I try to go to the rivers. In less than ten years, I saw the one last decent stretch of the Meramec River morph from a becoming-degraded stream to a river with ranch style houses on the banks, the smallmouth bass replaced with drum and carp, fertilizer runoff and cattle. Rare mussels don't have a chance. So I stay away from the bush honeysuckle-St. Louis sprawl areas like the Meramec. I try to visit other areas that were under threat of development in 2005, disappearing places that are becoming more urbanized and those remaining natural places more enticing to recreationalists seeking a natural experience. It's a one-two punch: With that love of natural places comes threats of their own right. "Loved to death." Some of the most pristine natural places in Missouri are loved to death with the features that attracted all the photographers and hikers and floaters disappearing because of all that love of place and development at the borders.

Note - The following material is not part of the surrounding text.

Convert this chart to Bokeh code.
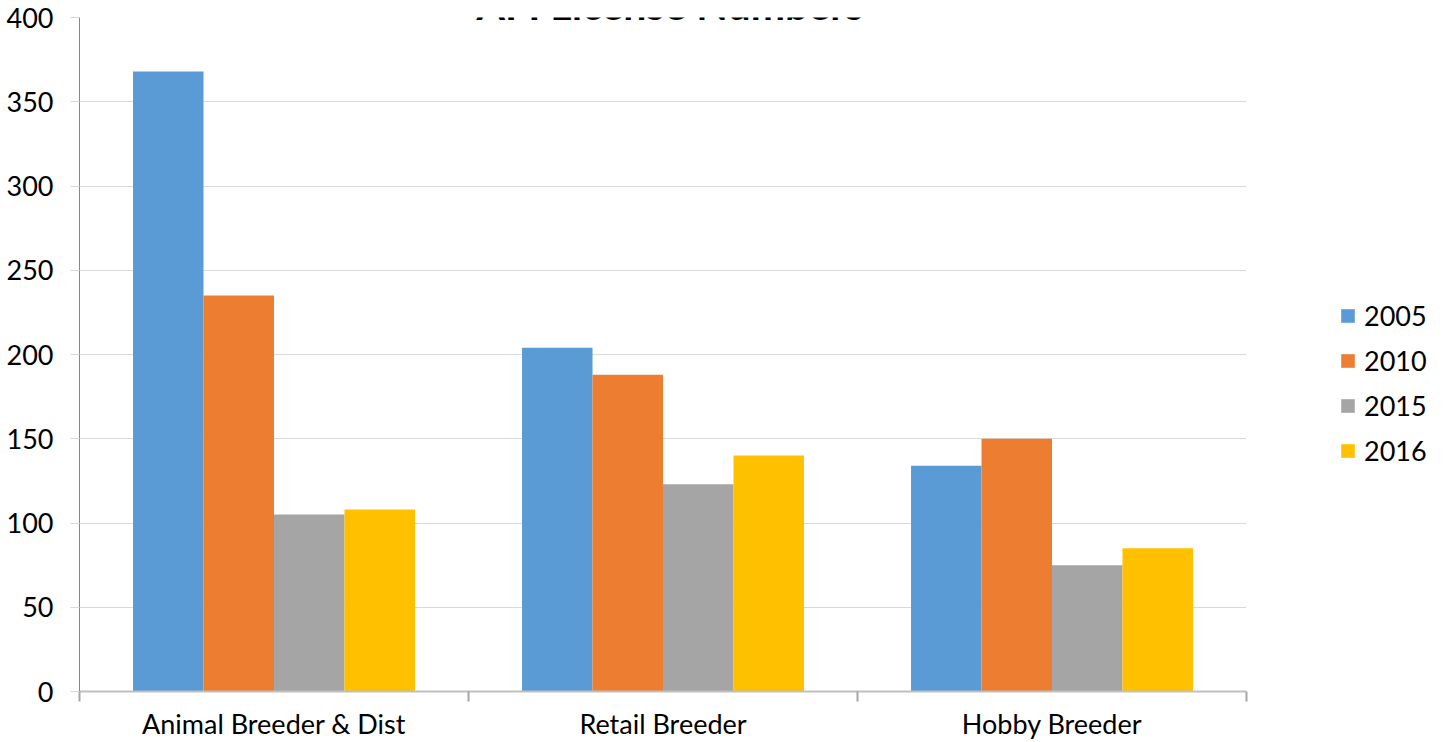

So I try to go to the places that helped me decide to move here after Katrina. It's sort of fun -even as a 41 year old- to see that small trees become big trees in nine years. But depressing in a less than juvenile fascination to see that as years progress, the constant pressure of introduced trout has annihilated the sculpin and other native populations in one of the rivers I liked to visit. In 2003, on my first Missouri Ozark river float, my canoe partner told me about growing up on the river and always finding hellbenders under the big slab rocks. And that was in his short lifetime. So hellbenders were history even when I fell in love with the river. But in my nine years I've seen major development of the whole valley by float outfitters with campgrounds (with little regard for wastewater treatment), cows in the river, continuous pressure by trout that have impacted the native crayfish and fish diversity, the introduction of non-native aquatic plants like Potomogeton crispus displacing spring flora, and so forth. Biotic homogenization is occurring at a rapid pace. My visits to the last remaining high quality sites are just writing testimony.